“Alpha” is episode sixteen of season six of The X-Files.
On the freighter T’ien Kou in the Pacific two crew are in the hold. One is telling the other about something in a crate loading in Hong Kong, something that tried to bite him. He opens the peephole and whatever is inside leaps at the slit. The box is rattling violently, then stops. One is concerned that they’ve killed whatever is inside and they open it. Probably a bad idea. It seems they see something surprising.
In port, the T’ien Kou‘s captain is telling the authorities that the hold was secured in Hong Kong and the cage is still locked but two men are missing. There’s another man there, Detwiler (he may sound, but not look, familiar; it’s Andrew Robinson who played Garak in DS9), the owner of the cargo, an animal needing care. There’s blood on the outside of the box and inside there isn’t the animal, but the two missing crew, dead.
Mulder is putting photos of the crime scene up in his office when Scully arrives. He isn’t going home. Two merchant marines were found dead in San Pedro from multiple bite wounds. From what’s listed as a dog. They were found inside a container locked from the outside, the dog gone. Doggone. Scully says bites are rarely lethal in and of themselves. Is Mulder really telling her a dog did this? A bad dog.
In Bellflower, California, a dog is barking at a shadow of a dog. Her owner tells her to go inside, then heads to drive away the other dog. Which is gone. Inside his house, his own dog isn’t responding. He finds her on the floor, probably dead. Then a dog with glowing eyes – never a good sign – attacks.
Mulder introduces him and Scully to Jeffrey Cahn of the Department of Fish & Wildlife on the T’ien Kou. Cahn says they’ve looked round the ship and the dog is probably gone. No droppings. He isn’t sure on the dog, but the owner, a Dr Ian Detwiler, is a cryptozoologist. Mulder, of course, knows what that means. Detwiler says the dog is a priceless specimen, a Wanshang Dhole, believed extinct for 150 years. It’s not a predatory animal. Then another person reports the attack in Bellflower.
The dead man’s bitemarks match those of the freighter victims and he’s had a hand bitten off. They think he might have been involved in the theft and the dog turned on him. How else could it get inside a house with closed doors? Mulder asks how, in that case, did the dog get out afterwards? They’re calling it a dog, but it’s acting with human intelligence. Mulder has someone he wants to speak to.
They head to see a Karin Berquist, an expert in canid behaviour. And the one who told Mulder about the case. She runs a kennels and, inside, even has a poster like the one that used to be in Mulder’s office before the CSM torched the office in “The End”. Karin doesn’t think a canid is responsible. The meeting is curiously short. Mulder met her online.

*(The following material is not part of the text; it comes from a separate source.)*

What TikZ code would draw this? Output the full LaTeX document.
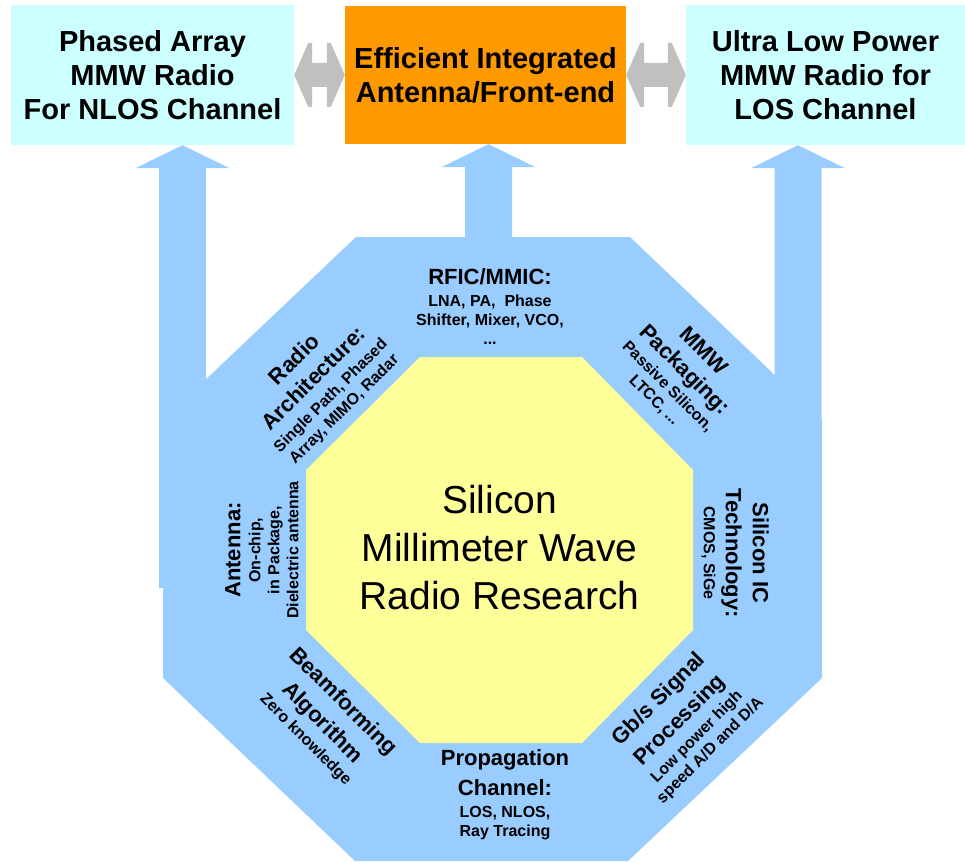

Another person from Fish & Wildlife is in an alley looking for an animal he thinks is there. There’s a severed human hand. He enters a building and calls out to a man whose shape he sees. The man doesn’t respond, but turns into a dog.
Mulder and Scully are on the scene the next day. Cahn says the dead man was a friend of his. This sort of thing doesn’t happen. He wants to kill the animal, not catch it. Karin arrives as she thinks they might need help. A canid killing for no other reason than to kill is strange. Almost human. It’s extraordinary for one to kill for sport, especially ranging miles to do so.
Detwiler is there as well; he caught it once and will do again. Karin, afterwards, says she dislikes him already. Detwiler couldn’t find any prints but Karin looked for them herself. Outside, Cahn is saying over the radio that they’re going to live rounds when Detwiler startles him. Detwiler says if Cahn kills the Wanshang Dhole, Detwiler will kill him.
Karin did find tracks on the scene, and without too much difficulty. Prints with five toe pads. Canids don’t have five toe pads. It’s been suggested that once they might have had a prehensile thumb. Such a thing would allow it to open doors. Scully doesn’t trust Karin; she thinks Karin has an ulterior motive to get Mulder down there. That ulterior motive being to, well, get Mulder down there out of personal interest in him. Then there’s the Wanshang Dhole, a dog that is clearly not, or not just, a dog.